Dymaxion Response Surface

“Dymaxion” is Bucky Fuller’s portmanteau implying “dynamic-maximum-tension”, referring to the achievement of nearly optimal designs (whether by mindless design by Darwinian evolution, or by intelligent design by human innovators). A “response surface” is a mathematical approach for improving on brute force experiment design so that fewer experiments are needed to provide the desired statistical power.

“Free will” is, for me, something like (perhaps exactly like) Daniel Dennett’s possibility generator/selector – a subset of brain activity that puts itself in other peoples’ shoes, imagines various possible scenarios, and models, likely via something akin to Bayesian inference, possible outcomes, submitting the results of these to a morally answerable chooser that ultimately determines the constellations of action potentials in neurons that produces our behaviors (see his Consciousness Explained and From Bacteria to Bach and Back). Because this process essentially conducts a galaxy of thought experiments, it seems likely that evolution will have stumbled across something akin to response surfaces in order to get the most statistical power out of available, limited, inferential resources.

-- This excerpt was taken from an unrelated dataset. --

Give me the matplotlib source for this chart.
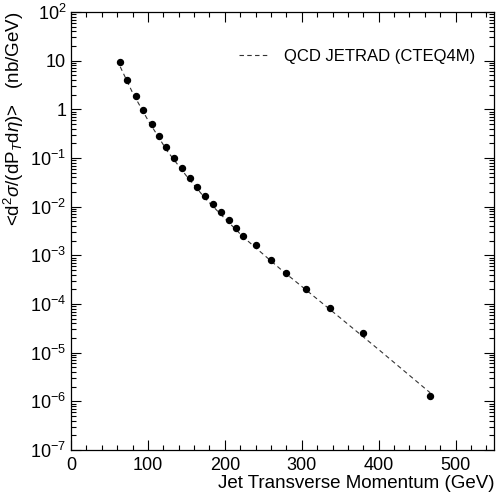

Perhaps the above is obvious to the cool kids of cognitive science, and the experiments have already been done, making this post superfluous to said folks. But in my cognitive science reading, not exhaustive and mostly in popular books rather than the scientific literature, I haven’t seen this potential aspect of free will described in this way. Cognitive science has come up with some excellent experimental approaches that are helping to tease out fundamental neural processes, both individual and collective, so I wonder if there is already some way we can look for some signature of brain activity that “looks like” a response surface. Maybe a data science initiative that scans through terabytes of raw data obtained from various high throughput studies. I realize what I’m suggesting here a vague. I am but a painter preparing a canvas by applying a wash and daubing in some unresolved blotches of background, then stepping back and taking in what I’ve done before (someone else goes about) starting in on the details.

First you might need to determine what the relevant signatures of possibility generation and behavior choice look like (combining EEGs, button pressing, electrophysiology, opto-neuronics, the whole panoply of cogsci experimental techniques). Then you might tax those systems by inventing scenarios where there are increasing numbers or complexity of models that would need to be “run” by the possibility generator, less time to make decisions, different types of threats or rewards sponsoring the decisions, and probably a bunch of other factors that would occur to a working cognitive scientist. One complication is that if a dymaxion response surface is already built in as a universal Good Trick, all you will see is that. Possibly, novel types of scenarios require the brain to learn how to develop the response surface, so if you could watch that process occur and track it to its endpoint, you might get a picture of what a response surface signature looks like independent of the learning process and then look for those features under more routine decision making. Clustering algorithms might “naturally” collect sheafs of responses into bins that end up being the representation of what we are looking for. What would this buy us? Another step towards turning what seems to some people like an insoluble mystery into a set of puzzles that can be solved.